Don’t forget about your own media group. They need to know what to expect during and after this type of event to provide accurate and timely information to the general media, which will undoubtedly be immediately reporting preliminary information that many times is not totally correct. Include the corporate or management communications department in all your plans.
Once you determine the areas needing to be addressed, develop a plan that embraces prevention, response, and recovery.
Prevention: Put together a process for behavior reporting, so that warning signs of a potential active shooter are identified, tracked, and acted upon. It is essential to focus on getting people help, not just discipline; otherwise, the system will not get buy-in.
Training is crucial for every aspect of your program. People need to know what to do, how to do it, and what the expectations are if they do, including expectations for what to do when law enforcement arrives. Reaching out to all your personnel may be a daunting task, but most people, when trained in some fashion, will respond more quickly if an incident occurs. An active-shooter training program should consist of showing videos such as, “Run, Hide, Fight,” available from the U.S. Department of Homeland Security or others in the market, explaining what to do during and after an event and describing the resources available to people in case an event does occur.

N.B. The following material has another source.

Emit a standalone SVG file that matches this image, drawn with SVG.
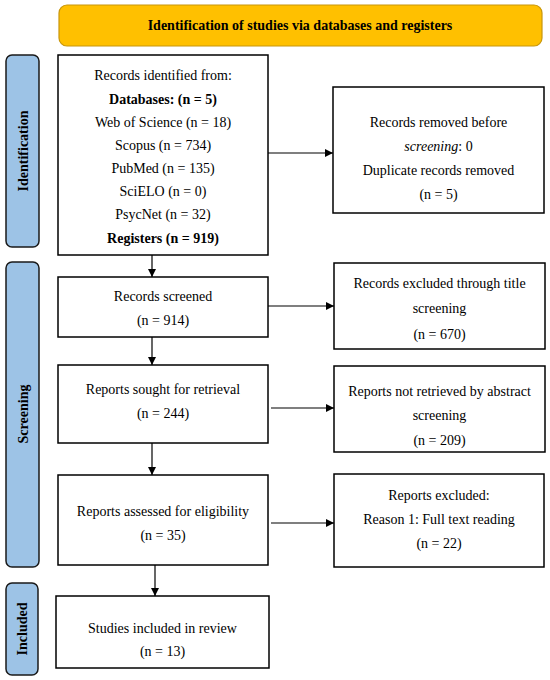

Response: The gap analysis can be used to determine if you have an alert system in place or will rely on 911. If no notification system is presently in place to all your personnel, consider a mass notification system that will reach people using text, voice cell messages, and email. Determine if your needs are such as to have the ability to interface with other technologies presently in use such as networked hallway display monitors, outdoor siren and voice systems, or a popup network-override system for desktops.
Many law enforcement officials who have responded to a shooter event have said that one of the main weaknesses with their response is actually knowing where to go due to being unfamiliar with the interior configurations. If an incident occurs, the bottom line is: How do we get law enforcement first responders to the shooter as quickly as possible to stop the attack?
Robert F. (Bob) Lang, CPP, works for Delta Air Lines in support of its Active Shooter initiative, a position he took after retiring from Kennesaw State University as the chief security officer. He can be reached at email@example.com.
It can be a daunting task for first responders to know where to go when they arrive at a facility. At the Washington Navy Yard shooting in 2013, for example, many responders were not familiar with the facility.
Establish liaison with your local FBI office and police/fire/EMS responders and give them a detailed “tour” of your facilities. Find out what would they need in advance to assist them when they arrive.
During a shooter event, “mobile command vehicles” will be swarming all over the facility representing the police, fire, and most likely the FBI. These vehicles are equipped with state-of-the-art video monitors, communications, and other equipment. Giving each a flash drive with all your facility’s floor plans, hazmat locations, electrical closets, and other pertinent information helps them know where to go and what they may encounter. Wireless video monitoring of cameras within the facility or via a “tethered” connection between the command vehicle and a network connection can also assist during the event.
This part of the active-shooter training not only helps law enforcement, but enables you and your personnel to know what to do before, during, and after.